What will a fact like this look like in general? All we care about is the parity of this sum. So, we can really ignore the terms in the sum that are 0 or 2, as they won’t change the parity! That means we are really only looking at \(\left\lfloor\frac{3e}{p}\right\rfloor\) for \(3e\) that are between \(p\) and \(2p\text{,}\) since ones less than \(p\) go to zero and there can’t be any number bigger than \(3p\) if we only let \(e\) go up to \(e=p-1\text{.}\)
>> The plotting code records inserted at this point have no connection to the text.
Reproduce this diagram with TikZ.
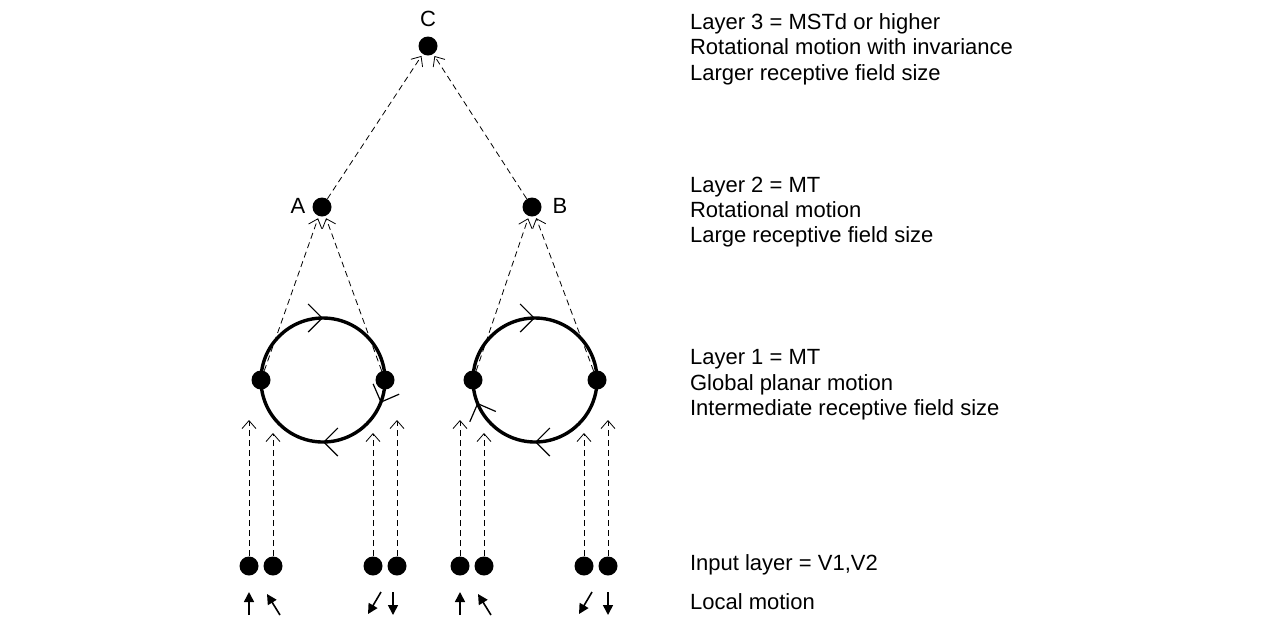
\documentclass[tikz,border=0pt]{standalone}
\usepackage{fontspec}
\setmainfont{Liberation Sans}
\usetikzlibrary{arrows.meta,decorations.markings}

\tikzset{
  unit/.style={circle, fill=black, inner sep=0pt, minimum size=9.5pt},
  feed/.style={dash pattern=on 3pt off 2pt, -{Straight Barb[length=4pt,width=7pt]}, shorten >=1pt},
  motion/.style={thick, -{Triangle[length=5pt,width=5pt]}},
  ring/.style={line width=1.7pt, postaction={decorate}},
  layertext/.style={anchor=west, align=left, font=\fontsize{11}{12.7}\selectfont}
}

\begin{document}
\begin{tikzpicture}[x=0.5pt, y=-0.5pt]
            \useasboundingbox (0,0) rectangle (1261,628);

            % Layer 3
            \node[unit] (C) at (428,46) {};
            \node[font=\fontsize{11}{12}\selectfont] at (428,19) {C};

            % Layer 2
            \node[unit] (A) at (322,207) {};
            \node[unit] (B) at (532,207) {};
            \node[font=\fontsize{11}{12}\selectfont] at (298,206) {A};
            \node[font=\fontsize{11}{12}\selectfont] at (560,206) {B};

            % Layer 1 rings
            \draw[ring, decoration={markings,
                mark=at position 0.06 with {\arrow[line width=0.6pt]{Straight Barb[length=7pt,width=14pt]}},
                mark=at position 0.25 with {\arrow[line width=0.6pt]{Straight Barb[length=7pt,width=14pt]}},
                mark=at position 0.75 with {\arrow[line width=0.6pt]{Straight Barb[length=7pt,width=14pt]}}}]
                (323,380) circle (62);
            \draw[ring, decoration={markings,
                mark=at position 0.25 with {\arrow[line width=0.6pt]{Straight Barb[length=7pt,width=14pt]}},
                mark=at position 0.44 with {\arrow[line width=0.6pt]{Straight Barb[length=7pt,width=14pt]}},
                mark=at position 0.75 with {\arrow[line width=0.6pt]{Straight Barb[length=7pt,width=14pt]}}}]
                (535,380) circle (62);

            \node[unit] (L1) at (261,380) {};
            \node[unit] (L2) at (385,380) {};
            \node[unit] (R1) at (473,380) {};
            \node[unit] (R2) at (597,380) {};

            % Input layer
            \foreach \x/\n in {249/i1, 273/i2, 373/i3, 397/i4, 460/i5, 484/i6, 584/i7, 608/i8}
                \node[unit] (\n) at (\x,566) {};

            % feed-forward connections
            \draw[feed] (A) -- (C);
            \draw[feed] (B) -- (C);
            \draw[feed] (L1) -- (A);
            \draw[feed] (L2) -- (A);
            \draw[feed] (R1) -- (B);
            \draw[feed] (R2) -- (B);

            \coordinate (t1) at (249,418);
            \coordinate (t2) at (273,431);
            \coordinate (t3) at (373,431);
            \coordinate (t4) at (397,418);
            \coordinate (t5) at (460,418);
            \coordinate (t6) at (484,431);
            \coordinate (t7) at (584,431);
            \coordinate (t8) at (608,418);
            \foreach \k in {1,...,8}
                \draw[feed] (i\k) -- (t\k);

            % local motion
            \draw[motion] (249,615) -- (249,592);
            \draw[motion] (280,615) -- (267,594);
            \draw[motion] (381,592) -- (368,614);
            \draw[motion] (393,592) -- (393,615);
            \draw[motion] (460,615) -- (460,592);
            \draw[motion] (491,615) -- (478,594);
            \draw[motion] (592,592) -- (579,614);
            \draw[motion] (608,592) -- (608,615);

            % descriptions
            \node[layertext] at (683,49) {Layer 3 = MSTd or higher\\Rotational motion with invariance\\Larger receptive field size};
            \node[layertext] at (683,212) {Layer 2 = MT\\Rotational motion\\Large receptive field size};
            \node[layertext] at (683,385) {Layer 1 = MT\\Global planar motion\\Intermediate receptive field size};
            \node[layertext] at (683,565) {Input layer = V1,V2};
            \node[layertext] at (683,602) {Local motion};
\end{tikzpicture}
\end{document}
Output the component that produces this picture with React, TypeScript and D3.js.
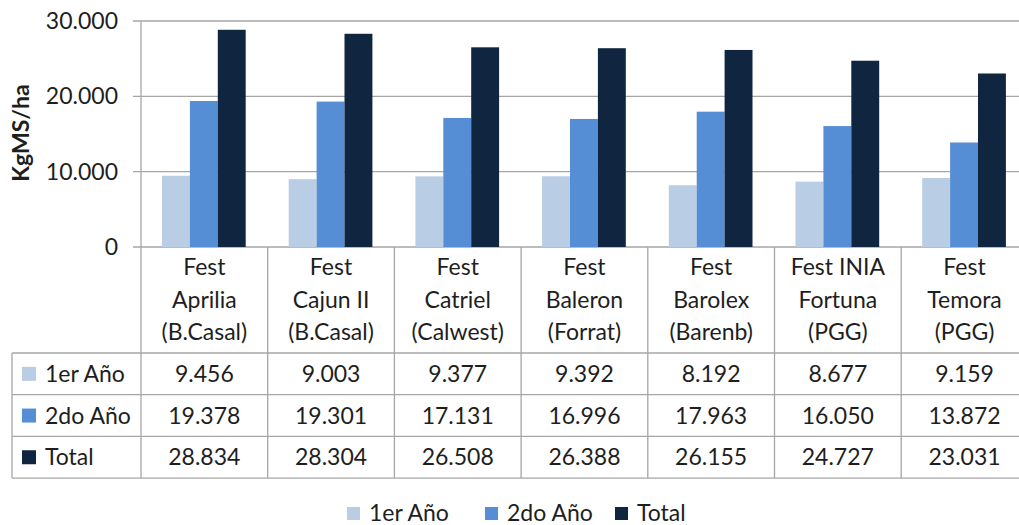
import * as d3 from "d3";
import { useEffect, useRef } from "react";

// varieties (header of the data table, one line per "\n")
const categories = [
  "Fest\nAprilia\n(B.Casal)",
  "Fest\nCajun II\n(B.Casal)",
  "Fest\nCatriel\n(Calwest)",
  "Fest\nBaleron\n(Forrat)",
  "Fest\nBarolex\n(Barenb)",
  "Fest INIA\nFortuna\n(PGG)",
  "Fest\nTemora\n(PGG)",
];

const seriesNames = ["1er Año", "2do Año", "Total"];
const primerAno = [9456, 9003, 9377, 9392, 8192, 8677, 9159];
const segundoAno = [19378, 19301, 17131, 16996, 17963, 16050, 13872];
const total = [28834, 28304, 26508, 26388, 26155, 24727, 23031];
const yTicks = [0, 10000, 20000, 30000];

const colors = ["#B9CDE5", "#558ED5", "#10253F"];
const FONT = "Lato, 'Open Sans', sans-serif";

const App: React.FC = () => {
  const ref = useRef<SVGSVGElement | null>(null);

  useEffect(() => {
    const svg = d3.select(ref.current);
    svg.selectAll("*").remove();

    const width = 1019;
    const left = 141,
      top = 21,
      axisY = 247;
    const colW = 126.7;
    const tableLeft = 12;
    const headerBottom = 353;
    const rowH = 41.7;
    const fontSize = 23;
    const grey = "#A6A6A6";
    const ink = "#1E1E1E";

    const values = [primerAno, segundoAno, total];
    const fmt = d3
      .formatLocale({
        decimal: ",",
        thousands: ".",
        grouping: [3],
        currency: ["", ""],
      })
      .format(",");

    const x = d3
      .scaleBand()
      .domain(categories)
      .range([left, left + colW * categories.length]);
    const xInner = d3
      .scaleBand()
      .domain(seriesNames)
      .range([21, x.bandwidth() - 22]);
    const y = d3.scaleLinear().domain([0, 30000]).range([axisY, top]);

    // gridlines + ticks
    const grid = svg.append("g");
    grid
      .selectAll("line")
      .data(yTicks)
      .join("line")
      .attr("x1", left - 8)
      .attr("x2", width)
      .attr("y1", (d) => y(d))
      .attr("y2", (d) => y(d))
      .attr("stroke", grey)
      .attr("stroke-width", 1.3);
    grid
      .selectAll("text")
      .data(yTicks)
      .join("text")
      .attr("x", left - 23)
      .attr("y", (d) => y(d) + 8)
      .attr("text-anchor", "end")
      .attr("font-family", FONT)
      .attr("font-size", fontSize)
      .attr("fill", ink)
      .text((d) => fmt(d));

    // bars
    const groups = svg
      .append("g")
      .selectAll("g")
      .data(categories)
      .join("g")
      .attr("transform", (d) => `translate(${x(d)},0)`);
    groups
      .selectAll("rect")
      .data((_, i) => seriesNames.map((s, k) => ({ s, v: values[k][i], k })))
      .join("rect")
      .attr("x", (d) => xInner(d.s) ?? 0)
      .attr("width", xInner.bandwidth())
      .attr("y", (d) => y(d.v))
      .attr("height", (d) => axisY - y(d.v))
      .attr("fill", (d) => colors[d.k]);

    // table lines
    const tableBottom = headerBottom + rowH * 3;
    const lines = svg.append("g").attr("stroke", grey).attr("stroke-width", 1.3);
    lines
      .append("line")
      .attr("x1", left)
      .attr("x2", left)
      .attr("y1", top)
      .attr("y2", tableBottom);
    categories.forEach((c) => {
      const xr = (x(c) ?? 0) + x.bandwidth();
      lines
        .append("line")
        .attr("x1", xr)
        .attr("x2", xr)
        .attr("y1", axisY)
        .attr("y2", tableBottom);
    });
    lines
      .append("line")
      .attr("x1", tableLeft)
      .attr("x2", tableLeft)
      .attr("y1", headerBottom)
      .attr("y2", tableBottom);
    [0, 1, 2, 3].forEach((r) => {
      const yy = headerBottom + rowH * r;
      lines
        .append("line")
        .attr("x1", tableLeft)
        .attr("x2", width)
        .attr("y1", yy)
        .attr("y2", yy);
    });

    // header text
    categories.forEach((c) => {
      const cx = (x(c) ?? 0) + x.bandwidth() / 2;
      const t = svg
        .append("text")
        .attr("text-anchor", "middle")
        .attr("font-family", FONT)
        .attr("font-size", fontSize)
        .attr("fill", ink);
      c.split("\n").forEach((ln, i) => {
        t.append("tspan")
          .attr("x", cx)
          .attr("y", 275 + i * 32.5)
          .text(ln);
      });
    });

    // data rows
    seriesNames.forEach((s, k) => {
      const base = headerBottom + rowH * k + rowH / 2 + 8;
      svg
        .append("rect")
        .attr("x", 22)
        .attr("y", base - 15)
        .attr("width", 14)
        .attr("height", 14)
        .attr("fill", colors[k]);
      svg
        .append("text")
        .attr("x", 45)
        .attr("y", base)
        .attr("font-family", FONT)
        .attr("font-size", fontSize)
        .attr("fill", ink)
        .text(s);
      values[k].forEach((v, i) => {
        svg
          .append("text")
          .attr("x", (x(categories[i]) ?? 0) + x.bandwidth() / 2)
          .attr("y", base)
          .attr("text-anchor", "middle")
          .attr("font-family", FONT)
          .attr("font-size", fontSize)
          .attr("fill", ink)
          .text(fmt(v));
      });
    });

    // y axis title
    svg
      .append("text")
      .attr("transform", `translate(29,133) rotate(-90)`)
      .attr("text-anchor", "middle")
      .attr("font-family", FONT)
      .attr("font-size", 23)
      .attr("font-weight", "bold")
      .attr("fill", ink)
      .text("KgMS/ha");

    // legend
    const legend = svg.append("g").attr("transform", "translate(347,521)");
    const legendX = [0, 138, 268];
    seriesNames.forEach((s, k) => {
      const g = legend.append("g").attr("transform", `translate(${legendX[k]},0)`);
      g.append("rect")
        .attr("y", -14)
        .attr("width", 13)
        .attr("height", 13)
        .attr("fill", colors[k]);
      g.append("text")
        .attr("x", 22)
        .attr("y", 0)
        .attr("font-family", FONT)
        .attr("font-size", fontSize)
        .attr("fill", ink)
        .text(s);
    });
  }, []);

  return (
    <svg
      ref={ref}
      width={1019}
      height={525}
      style={{ position: "absolute", left: 0, top: 0, background: "#fff" }}
    ></svg>
  );
};

export default App;
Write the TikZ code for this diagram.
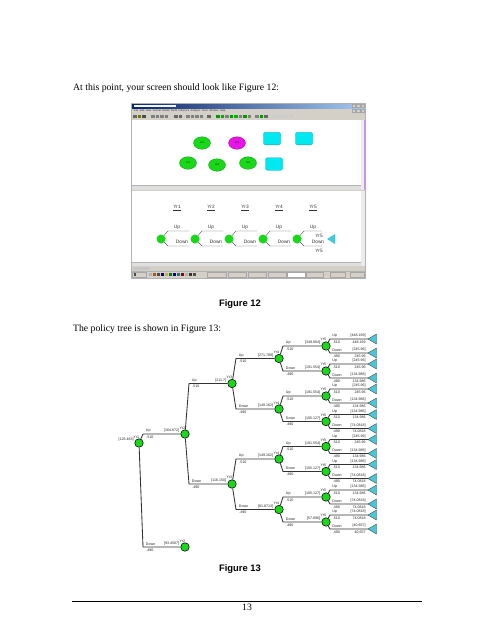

This means we are considering precisely even \(e\) such that \(p<3e<2p\text{,}\) or all integers \(y\) such that the multiples of 6 give
\begin{equation*} p<6y<2p\Rightarrow \frac{p}{6}<y<\frac{p}{3}\text{.} \end{equation*}
Notice we have reduced the entire computation to finding the parity of the cardinality of this small set of integers.
It should be clear that as we think of different \(p\text{,}\) the change in the set of \(y\) would come when \(p\) moves above or below a multiple of six. So it seems reasonable to look at primes of the form \(p=6k+ r\) when examining this. That gives
\begin{equation*} \frac{p}{6}<y<\frac{p}{3}\Rightarrow \frac{6k+r}{6}<y<\frac{6k+r}{3}\Rightarrow k+\frac{r}{6}<y<2k+\frac{r}{3} \end{equation*}
\begin{equation*} \Rightarrow \frac{r}{6}<y<k+\frac{r}{3}\text{.} \end{equation*}
(This works because the cardinality of the sets will be the same if we subtract integers from the endpoints.)
We will actually compute both parities directly. The parity of \(k\) has two options.
  • If \(k\) is even, then \(k=2\ell\) and \(p=6k+r=12\ell+r\text{.}\)
  • If not, then \(k=2\ell+1\) and \(p=6k+r=12\ell+6+r\text{.}\)
To compute the second part, we first note that for prime \(p\text{,}\) the only possible residues \(r\) modulo \(6\) are \(r=1\) or \(r=5\text{.}\)
  • If \(r=1\text{,}\) we are looking for \(y\) such that \(\frac{1}{6}<y<\frac{1}{3}\text{,}\) of which there are none.
  • If \(r=5\text{,}\) we are looking for \(y\) such that \(\frac{5}{6}<y<\frac{5}{3}\text{,}\) of which there is one.
Combine the facts in Claim 17.3.3. We see that
  • If \(p=12\ell+1\) we add two even numbers, so 3 is a QR.
  • If \(p=12\ell+5\text{,}\) we add an even number and 1, so 3 is not a QR.
  • If \(p=12\ell+6+1=12\ell+7\text{,}\) we add an odd and zero, so 3 is not a QR.
  • If \(p=12\ell+6+5=12\ell +11\text{,}\) we add an odd and 1, which is even, so 3 is a QR.
Try it!
Compare to Exercise 16.8.15 as well as Example 16.5.4.